1963 British film by Francis Searle

The Marked One is a 1963 British second feature crime film directed by Francis Searle and starring William Lucas, Zena Walker and Patrick Jordan. It was written by Paul Erickson. An ex-con's daughter is kidnapped by a blackmailer.

==Plot summary==
Truck driver Don Mason is an ex-con who served time for involvement in a forgery racket, and is now trying to go straight. A blackmailer demands the plates used in the forgery, threatening Mason's wife and kidnapping their child.

==Cast==
- William Lucas as Don Mason
- Zena Walker as Kay Mason
- Patrick Jordan as Inspector Mayne
- Laurie Leigh as Maisie
- David Gregory as Ed Jones
- Arthur Lovegrove as Benson
- Marianne Stone as Mrs Benson
- Kim Tracy as Wanda
- Edward Ogden as Nevil Stone
- Frederick Peisley as Mossie
- Dorothy Gordon as Ruby
- Frank Sieman as Lacey
- Brian Nissen as Charles Warren
- Lynn Pinkney as Sally
- Richard McNeff as Inspector Rogers

==Production==
The film was made at MGM Studios, Borehamwood.

==Critical reception==
Monthly Film Bulletin said, "Spot-the-blackmailer crime thriller, quite neatly built but sleazy and slackly motivated (why is everyone so crassly opposed to going to the police?). The direction is nondescript; William Lucas, Zena Walker and Brian Nissen act well despite stereotyped roles."

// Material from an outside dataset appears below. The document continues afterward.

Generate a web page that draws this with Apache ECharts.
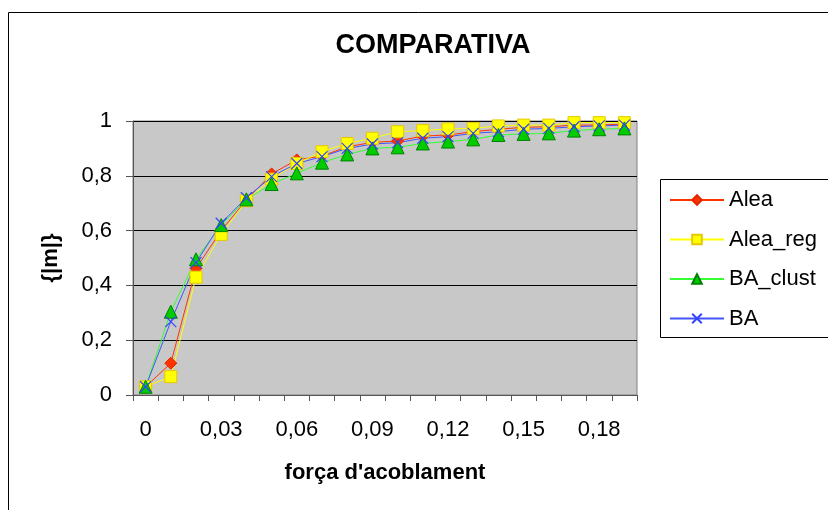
<!DOCTYPE html>
<html><head><meta charset="utf-8">
<script src="https://cdn.jsdelivr.net/npm/echarts@6/dist/echarts.min.js"></script>
<style>html,body{margin:0;padding:0;background:#fff}#c{width:828px;height:510px}</style>
</head><body><div id="c"></div>
<script>
var categories = ['0','0,01','0,02','0,03','0,04','0,05','0,06','0,07','0,08','0,09','0,1','0,11','0,12','0,13','0,14','0,15','0,16','0,17','0,18','0,19'];
var alea     = [0.03,0.116,0.462,0.600,0.712,0.807,0.858,0.872,0.906,0.922,0.927,0.945,0.949,0.961,0.970,0.977,0.979,0.985,0.985,0.989];
var aleaReg  = [0.03,0.067,0.430,0.586,0.709,0.788,0.845,0.888,0.918,0.937,0.961,0.965,0.971,0.973,0.982,0.985,0.985,0.994,0.994,0.994];
var baClust  = [0.03,0.304,0.495,0.620,0.714,0.770,0.809,0.848,0.878,0.900,0.904,0.918,0.925,0.933,0.949,0.953,0.955,0.965,0.970,0.973];
var ba       = [0.03,0.268,0.483,0.627,0.720,0.797,0.845,0.870,0.900,0.916,0.921,0.937,0.943,0.955,0.961,0.970,0.973,0.979,0.982,0.985];
var yTicks = [0,0.2,0.4,0.6,0.8,1];

var font = 'Liberation Sans, Arial, sans-serif';
var chart = echarts.init(document.getElementById('c'), null, {renderer:'canvas'});
function ser(name, data, lineColor, symbol, size, fill, border, bw){
  return {name:name, type:'line', data:data, symbol:symbol, symbolSize:size,
    showSymbol:true, animation:false,
    lineStyle:{color:lineColor, width:1},
    itemStyle:{color:fill, borderColor:border, borderWidth:bw},
    emphasis:{disabled:true}};
}
chart.setOption({
  backgroundColor:'#fff',
  animation:false,
  graphic:[
    {type:'rect', shape:{x:8.5, y:12.5, width:840, height:520}, style:{fill:'none', stroke:'#000', lineWidth:1}, z:-1},
    {type:'rect', shape:{x:660.5, y:179.5, width:200, height:158}, style:{fill:'#fff', stroke:'#000', lineWidth:1}, z:0}
  ],
  title:{text:'COMPARATIVA', left:428, top:27, textAlign:'center',
    textStyle:{fontFamily:font, fontWeight:'bold', fontSize:27, color:'#000'}},
  legend:{orient:'vertical', left:669, top:189, itemWidth:54, itemHeight:12, itemGap:17.5, padding:0,
    textStyle:{fontFamily:font, fontSize:22, lineHeight:22, color:'#000'}, z:5,
    data:['Alea','Alea_reg','BA_clust','BA']},
  grid:{left:133, right:191, top:121, bottom:115, show:true, backgroundColor:'#c8c8c8', borderColor:'#808080', borderWidth:1},
  xAxis:{type:'category', data:categories, boundaryGap:true,
    name:"força d'acoblament", nameLocation:'middle', nameGap:67,
    nameTextStyle:{fontFamily:font, fontWeight:'bold', fontSize:22, color:'#000'},
    axisLine:{lineStyle:{color:'#555', width:1}},
    axisTick:{show:true, interval:0, length:6, lineStyle:{color:'#555'}},
    axisLabel:{interval:2, fontFamily:font, fontSize:22, color:'#000', margin:24}},
  yAxis:{type:'value', min:0, max:1, interval:0.2,
    name:'{|m|}', nameLocation:'middle', nameGap:71,
    nameTextStyle:{fontFamily:font, fontWeight:'bold', fontSize:22, color:'#000'},
    axisLine:{show:true, lineStyle:{color:'#555', width:1}},
    axisTick:{show:true, length:7, lineStyle:{color:'#555'}},
    splitLine:{lineStyle:{color:'#000', width:1}},
    axisLabel:{fontFamily:font, fontSize:22, color:'#000', margin:21,
      formatter:function(v){ return yTicks.indexOf(Math.round(v*10)/10)>=0 ? String(Math.round(v*10)/10).replace('.',',') : ''; }}},
  series:[
    ser('Alea', alea, '#ff3300', 'diamond', 12, '#ff3300', '#e02800', 1),
    ser('Alea_reg', aleaReg, '#ffff00', 'rect', 12, '#ffff00', '#e6c800', 1),
    ser('BA_clust', baClust, '#33ff33', 'triangle', 13, '#00cc00', '#008000', 1),
    ser('BA', ba, '#4455ff', 'path://M0,0L10,10M10,0L0,10', 11, 'none', '#3344ff', 1.2)
  ]
});
</script></body></html>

Kine Weekly wrote: "A straightforward story of skulduggery has been directed in a straightforward way, and the secret of who is the master villain is reasonably well kept. The pace, so essential in this type of tale is, however, uneven. It does, however, work up to a rousing climax of a chase and fight and there are some good incidental scraps. William Lucas does an adequate job with the tough, but essentially good-hearted hero, Don, and a charming touch of homely romance is provided by Zena Walker, as his wife. A competent supporting cast does all that is required of it."